Assam too in a tit-for-tat move has summoned Mizoram Rajya Sabha MP K Vanlalvena and six others Mizoram officials, including Kolasib deputy commissioner H Lalthlangliana and superintendent of police Vanlalfaka Ralte for interrogation at Dholai on Monday.
Earlier in the day Union Home Minister Amit Shah spoke telephonically with both the chief ministers of Assam and Mizoram in a bid to bring down tensions between the two states.
Mizoram Chief Minister Zoramthanga tweeted after the phone call, “As per telephonic discussion with Union Home Minister and Assam Chief Minister, we agreed to resolve the Mizoram-Assam border issue amicably through meaningful dialogue.”
He also urged the people of Mizoram to refrain from posting “sensitive messages and make judicious use of social media platform.”
However, Mizoram Health Minister R Lalthangliana soon afterwards claimed that medical supplies, including COVID-19 test kits, were being blocked from entering the state from Assam.
A claim which was hotly refuted by Assam officials who contended that no blockade had been imposed.
Despite an attempt by Shah to resolve a raft of long-standing border disuptes between Assam and its neighbours earlier this month, at least six Assam Police personnel and one civilian were killed and more than 50 people injured, including the police chief of the district of Cachar, in a fire-fight between the police of the two states on a disputed stretch of their boundary, near Dholai in Cachar district.
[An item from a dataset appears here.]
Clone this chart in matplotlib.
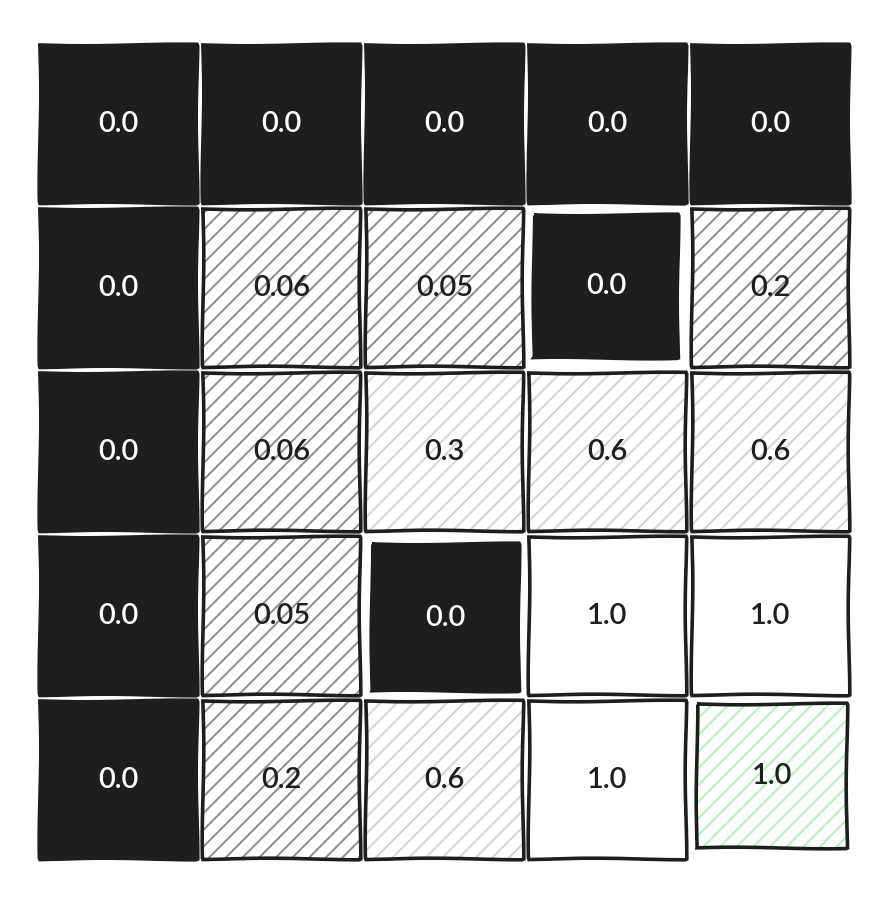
import numpy as np
import matplotlib.pyplot as plt
from matplotlib.patches import Rectangle

# ===============================
# Grid values (5 x 5)
# ===============================

values = [
    [0.0, 0.0, 0.0, 0.0, 0.0],
    [0.0, 0.06, 0.05, 0.0, 0.2],
    [0.0, 0.06, 0.3, 0.6, 0.6],
    [0.0, 0.05, 0.0, 1.0, 1.0],
    [0.0, 0.2, 0.6, 1.0, 1.0],
]
labels = [
    ["0.0", "0.0", "0.0", "0.0", "0.0"],
    ["0.0", "0.06", "0.05", "0.0", "0.2"],
    ["0.0", "0.06", "0.3", "0.6", "0.6"],
    ["0.0", "0.05", "0.0", "1.0", "1.0"],
    ["0.0", "0.2", "0.6", "1.0", "1.0"],
]
goal_cell = (4, 4)

# cells drawn a bit smaller than the grid slot
inset_cells = {(1, 3): (5, 6, 8, 9), (3, 2): (6, 7, 4, 4), (4, 4): (5, 3, 2, 11)}

# ===============================
# Layout
# ===============================

x_start, y_start = 37, 42
cell_w, cell_h = 163, 164
gap = 3
ink = "#1e1e1e"

fig = plt.figure(figsize=(8.96, 9.10), dpi=100)
ax = fig.add_axes([0, 0, 1, 1])
ax.set_xlim(0, 896)
ax.set_ylim(910, 0)
ax.axis("off")

plt.rcParams["hatch.linewidth"] = 1.4

for r, row in enumerate(values):
    for c, v in enumerate(row):
        x0 = x_start + c * cell_w + gap
        y0 = y_start + r * cell_h + gap
        w, h = cell_w - 2 * gap, cell_h - 2 * gap
        if (r, c) in inset_cells:
            dl, dt, dr, db = inset_cells[(r, c)]
            x0 += dl
            y0 += dt
            w -= dl + dr
            h -= dt + db

        if (r, c) == goal_cell:
            face, hatch_col, txt = "white", "#b2f2bb", ink
        elif v == 0.0:
            face, hatch_col, txt = ink, None, "white"
        elif v < 0.25:
            face, hatch_col, txt = "white", "#868e96", ink
        elif v < 1.0:
            face, hatch_col, txt = "white", "#ced4da", ink
        else:
            face, hatch_col, txt = "white", None, ink

        ax.add_patch(Rectangle((x0, y0), w, h, facecolor=face, edgecolor="none"))
        if hatch_col:
            hp = Rectangle((x0, y0), w, h, facecolor="none", edgecolor=hatch_col,
                           linewidth=0, hatch="//")
            ax.add_patch(hp)
        border = Rectangle((x0, y0), w, h, facecolor="none", edgecolor=ink, linewidth=2.6)
        border.set_sketch_params(scale=0.8, length=200, randomness=2)
        ax.add_patch(border)

        ax.text(x0 + w / 2, y0 + h / 2, labels[r][c], ha="center", va="center",
                fontsize=21, color=txt, family="Lato", fontweight="semibold")

plt.savefig("out.png", dpi=100)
A subsequent agreement was hammered out on Wednesday night, by the Union home ministry to maintain calm on the border and allow a neutral central police force to act as peace-keepers.
Nevertheless, the two states have continued to trade charges of reinforcing police pickets and of refusing to honour the agreement which calls for pulling back forces from the border.
Assamese local organisations which had soon after the clash announced an economic blockade of Mizoram have since lifted their `blokade’, but truckers afraid of possible violence have opted to either park their vehicles near the border in Cachar district’s Dholai or to circumvent the troubled boundary by taking a longer route through Tripura.
Assam government on Thursday had also issued an unprecedented travel advisory asking people not to travel to Mizoram and advised people from the state working or staying there to “exercise utmost caution.”
Tension along the border with Mizoram in Cachar and Hailakandi districts of Assam have been escalating since October 2020 with frequent incidents of burning of houses and encroachment of land.
The two states share a 164.6-km border between Assam’s Cachar, Hailakandi and Karimganj districts, and Mizoram’s Kolasib, Mamit and Aizawl districts.
Both states have differing interpretations of their territorial border.
While Mizoram believes that its border lies along an ‘inner line’ drawn up in 1875 to protect tribals from outside influence, Assam goes by a district demarcation done in the 1930s.